Return every line below as is, leaving out the pictures.

--- start Recorded information ---

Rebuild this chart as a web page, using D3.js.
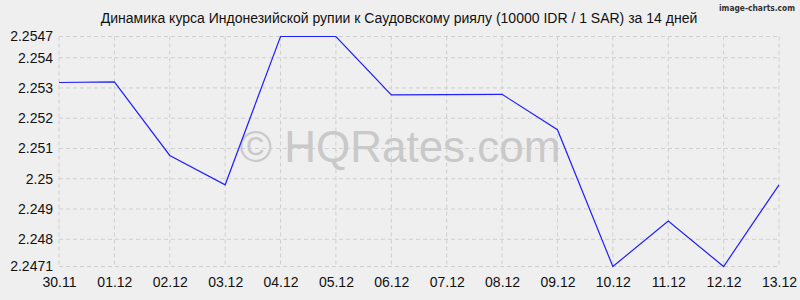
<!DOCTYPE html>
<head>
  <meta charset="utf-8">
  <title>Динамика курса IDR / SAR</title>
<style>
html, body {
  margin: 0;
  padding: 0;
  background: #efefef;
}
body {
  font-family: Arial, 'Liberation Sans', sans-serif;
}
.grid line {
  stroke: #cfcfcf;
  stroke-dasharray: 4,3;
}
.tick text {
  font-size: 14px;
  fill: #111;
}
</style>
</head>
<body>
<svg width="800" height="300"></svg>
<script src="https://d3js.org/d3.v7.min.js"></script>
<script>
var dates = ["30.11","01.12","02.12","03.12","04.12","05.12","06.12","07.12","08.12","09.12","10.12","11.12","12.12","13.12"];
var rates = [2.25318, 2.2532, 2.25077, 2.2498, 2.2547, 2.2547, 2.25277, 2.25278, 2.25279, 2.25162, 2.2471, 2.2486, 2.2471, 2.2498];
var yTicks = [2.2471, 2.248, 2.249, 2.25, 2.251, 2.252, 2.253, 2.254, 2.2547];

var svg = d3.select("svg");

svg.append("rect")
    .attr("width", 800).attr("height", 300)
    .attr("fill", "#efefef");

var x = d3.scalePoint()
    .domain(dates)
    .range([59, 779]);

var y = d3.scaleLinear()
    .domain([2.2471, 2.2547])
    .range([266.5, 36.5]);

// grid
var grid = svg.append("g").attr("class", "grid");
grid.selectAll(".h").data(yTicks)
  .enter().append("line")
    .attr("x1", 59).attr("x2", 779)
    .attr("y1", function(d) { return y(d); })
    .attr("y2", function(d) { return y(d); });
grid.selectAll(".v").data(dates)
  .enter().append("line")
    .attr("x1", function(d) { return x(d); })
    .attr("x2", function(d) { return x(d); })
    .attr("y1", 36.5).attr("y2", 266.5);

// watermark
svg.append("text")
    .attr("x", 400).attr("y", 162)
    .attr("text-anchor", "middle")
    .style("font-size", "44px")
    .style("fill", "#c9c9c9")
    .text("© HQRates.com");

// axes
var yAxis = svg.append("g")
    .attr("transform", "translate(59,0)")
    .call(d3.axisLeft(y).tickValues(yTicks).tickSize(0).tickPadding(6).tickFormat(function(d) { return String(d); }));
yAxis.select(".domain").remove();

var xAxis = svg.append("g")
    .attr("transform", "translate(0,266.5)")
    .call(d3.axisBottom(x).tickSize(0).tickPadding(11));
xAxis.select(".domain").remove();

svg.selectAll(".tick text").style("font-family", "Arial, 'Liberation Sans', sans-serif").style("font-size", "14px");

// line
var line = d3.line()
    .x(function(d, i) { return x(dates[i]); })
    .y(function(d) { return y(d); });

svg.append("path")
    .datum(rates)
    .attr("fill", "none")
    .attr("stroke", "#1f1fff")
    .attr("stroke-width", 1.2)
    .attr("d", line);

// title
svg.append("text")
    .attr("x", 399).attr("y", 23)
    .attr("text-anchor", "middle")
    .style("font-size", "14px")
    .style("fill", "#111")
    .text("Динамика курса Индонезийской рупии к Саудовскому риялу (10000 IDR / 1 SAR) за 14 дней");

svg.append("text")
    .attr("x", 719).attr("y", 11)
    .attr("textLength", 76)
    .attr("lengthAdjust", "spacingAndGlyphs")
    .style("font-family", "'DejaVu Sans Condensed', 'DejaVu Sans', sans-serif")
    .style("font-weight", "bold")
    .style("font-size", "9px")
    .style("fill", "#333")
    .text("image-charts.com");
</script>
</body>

--- end Recorded information ---

**Written answer**
Rebuild this chart as a web page, using D3.js.
<!DOCTYPE html>
<head>
  <meta charset="utf-8">
  <title>Динамика курса IDR / SAR</title>
<style>
html, body {
  margin: 0;
  padding: 0;
  background: #efefef;
}
body {
  font-family: Arial, 'Liberation Sans', sans-serif;
}
.grid line {
  stroke: #cfcfcf;
  stroke-dasharray: 4,3;
}
.tick text {
  font-size: 14px;
  fill: #111;
}
</style>
</head>
<body>
<svg width="800" height="300"></svg>
<script src="https://d3js.org/d3.v7.min.js"></script>
<script>
var dates = ["30.11","01.12","02.12","03.12","04.12","05.12","06.12","07.12","08.12","09.12","10.12","11.12","12.12","13.12"];
var rates = [2.25318, 2.2532, 2.25077, 2.2498, 2.2547, 2.2547, 2.25277, 2.25278, 2.25279, 2.25162, 2.2471, 2.2486, 2.2471, 2.2498];
var yTicks = [2.2471, 2.248, 2.249, 2.25, 2.251, 2.252, 2.253, 2.254, 2.2547];

var svg = d3.select("svg");

svg.append("rect")
    .attr("width", 800).attr("height", 300)
    .attr("fill", "#efefef");

var x = d3.scalePoint()
    .domain(dates)
    .range([59, 779]);

var y = d3.scaleLinear()
    .domain([2.2471, 2.2547])
    .range([266.5, 36.5]);

// grid
var grid = svg.append("g").attr("class", "grid");
grid.selectAll(".h").data(yTicks)
  .enter().append("line")
    .attr("x1", 59).attr("x2", 779)
    .attr("y1", function(d) { return y(d); })
    .attr("y2", function(d) { return y(d); });
grid.selectAll(".v").data(dates)
  .enter().append("line")
    .attr("x1", function(d) { return x(d); })
    .attr("x2", function(d) { return x(d); })
    .attr("y1", 36.5).attr("y2", 266.5);

// watermark
svg.append("text")
    .attr("x", 400).attr("y", 162)
    .attr("text-anchor", "middle")
    .style("font-size", "44px")
    .style("fill", "#c9c9c9")
    .text("© HQRates.com");

// axes
var yAxis = svg.append("g")
    .attr("transform", "translate(59,0)")
    .call(d3.axisLeft(y).tickValues(yTicks).tickSize(0).tickPadding(6).tickFormat(function(d) { return String(d); }));
yAxis.select(".domain").remove();

var xAxis = svg.append("g")
    .attr("transform", "translate(0,266.5)")
    .call(d3.axisBottom(x).tickSize(0).tickPadding(11));
xAxis.select(".domain").remove();

svg.selectAll(".tick text").style("font-family", "Arial, 'Liberation Sans', sans-serif").style("font-size", "14px");

// line
var line = d3.line()
    .x(function(d, i) { return x(dates[i]); })
    .y(function(d) { return y(d); });

svg.append("path")
    .datum(rates)
    .attr("fill", "none")
    .attr("stroke", "#1f1fff")
    .attr("stroke-width", 1.2)
    .attr("d", line);

// title
svg.append("text")
    .attr("x", 399).attr("y", 23)
    .attr("text-anchor", "middle")
    .style("font-size", "14px")
    .style("fill", "#111")
    .text("Динамика курса Индонезийской рупии к Саудовскому риялу (10000 IDR / 1 SAR) за 14 дней");

svg.append("text")
    .attr("x", 719).attr("y", 11)
    .attr("textLength", 76)
    .attr("lengthAdjust", "spacingAndGlyphs")
    .style("font-family", "'DejaVu Sans Condensed', 'DejaVu Sans', sans-serif")
    .style("font-weight", "bold")
    .style("font-size", "9px")
    .style("fill", "#333")
    .text("image-charts.com");
</script>
</body>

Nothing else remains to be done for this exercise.